Please note: I don’t want to come off as a know-it-all. I am not “better” than anyone just because I love to learn. I recognize that there is something to be learned from everyone. I am simply pointing out that I would like to be surrounded by people who are smarter than and more passionate than me because that environment is best conducive to improving.*
4.) Current school too close to home/ location issues/ want the real “college experience”:
Having spent four weeks abroad taking classes for college this summer as well as having spent a month at Swarthmore’s Monterray Language Academy (for high schoolers) 2-3 years ago, I have found that being on my own really is conducive to personal development.
Furthermore as a commuter student I have not gotten to meet too many students on campus, but my on-campus job has allowed me to somewhat compensate for that. The people I have met are kind, however they are pretty average. I still am dreaming of the “college experience”-- meeting people, growing a circle of friends that share common (nerdy) interests, hanging out and having fun, learning how to live on my own and conquering the associated dilemmas that comes with that.
I think that living on-campus would better prepare me for living “in the real world”.
Drawing from my commuter experience, what my friends/ family have told me about their experiences, and from reading/ research I have done, I think it would not be prudent to conclude that the commuter experience is largely not the same as living on campus.
Although this is not quite as big a factor as the others, it is still, in my view, definitely worth considering: I would like to live in or near a big city. Swarthmore is attractive in that it is located near Philly but yet is still a small college where one can get to know the professors better. (And even as a small school it still is able to offer a delectable and unbeatable list of majors and minors!)
I actually really love Pittsburgh and am much more familiar with the city. However, the large class size sometimes freaks me out and I find it kind of intimidating.

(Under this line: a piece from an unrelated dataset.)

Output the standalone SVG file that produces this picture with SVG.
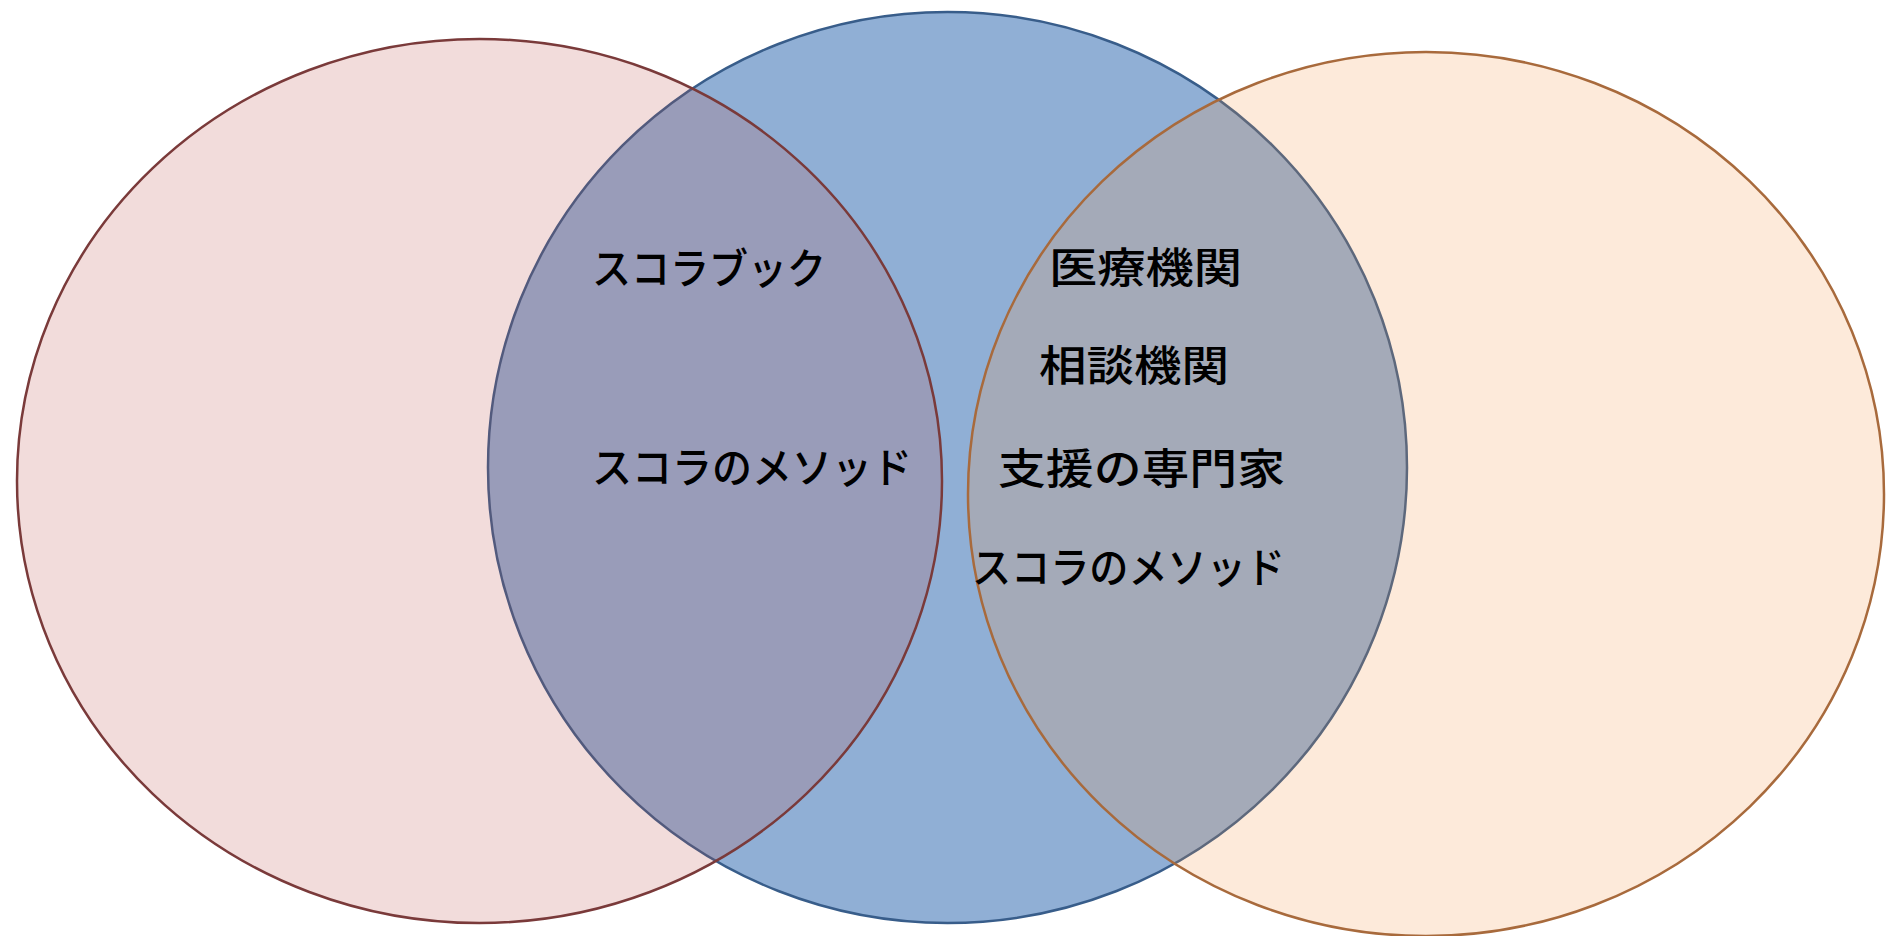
<svg xmlns="http://www.w3.org/2000/svg" width="1890" height="936" viewBox="0 0 1890 936">
<style>
  .lbl { font-family: "Noto Sans CJK JP", "Noto Sans CJK SC", sans-serif; font-size: 42px; font-weight: 500; fill: #000; dominant-baseline: central; }
</style>
<rect width="1890" height="936" fill="#ffffff"/>
<g id="set-middle">
  <ellipse cx="947.5" cy="467.5" rx="459.5" ry="455.5" fill="#4F81BD" fill-opacity="0.63" stroke="#385D8A" stroke-width="2.5"/>
</g>
<g id="set-left">
  <ellipse cx="479.5" cy="481" rx="462.5" ry="442" fill="#C0504D" fill-opacity="0.2" stroke="#7a3a3a" stroke-width="2.5"/>
</g>
<g id="set-right">
  <ellipse cx="1426" cy="494" rx="458" ry="442" fill="#F79646" fill-opacity="0.2" stroke="#a86a3c" stroke-width="2.5"/>
</g>
<g id="connectors"></g>
<g id="labels-left-middle">
  <text class="lbl" x="592" y="265" textLength="234" lengthAdjust="spacingAndGlyphs">スコラブック</text>
  <text class="lbl" x="592" y="464" textLength="320" lengthAdjust="spacingAndGlyphs">スコラのメソッド</text>
</g>
<g id="labels-middle-right">
  <text class="lbl" x="1049" y="264" textLength="193" lengthAdjust="spacingAndGlyphs">医療機関</text>
  <text class="lbl" x="1039" y="362" textLength="190" lengthAdjust="spacingAndGlyphs">相談機関</text>
  <text class="lbl" x="998" y="465" textLength="287" lengthAdjust="spacingAndGlyphs">支援の専門家</text>
  <text class="lbl" x="972" y="564" textLength="313" lengthAdjust="spacingAndGlyphs">スコラのメソッド</text>
</g>
</svg>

I’m just really stimulated by all of the diversity and artsy things that large cities have to offer. I also consider such an atmosphere as something that would encourage me to grow in independence and confidence as someone just starting to explore the world.
PART TWO***
The hardest part about transferring will be leaving the professors here. I have been very close with multiple professors here and they all are extremely wonderful people, whom I cannot say enough good things about. I am worried that I won’t be able to find profs like them anywhere else, and that I will hurt my relationship with them by transferring, or mentioning that I want to transfer. (Its very typical of myself to make decisions with others’ interests in mind, so sometimes I question transferring because I do not want to let go of people I have met.) Are the professors enough to decide to stay, even though I am unsatisfied with everything else?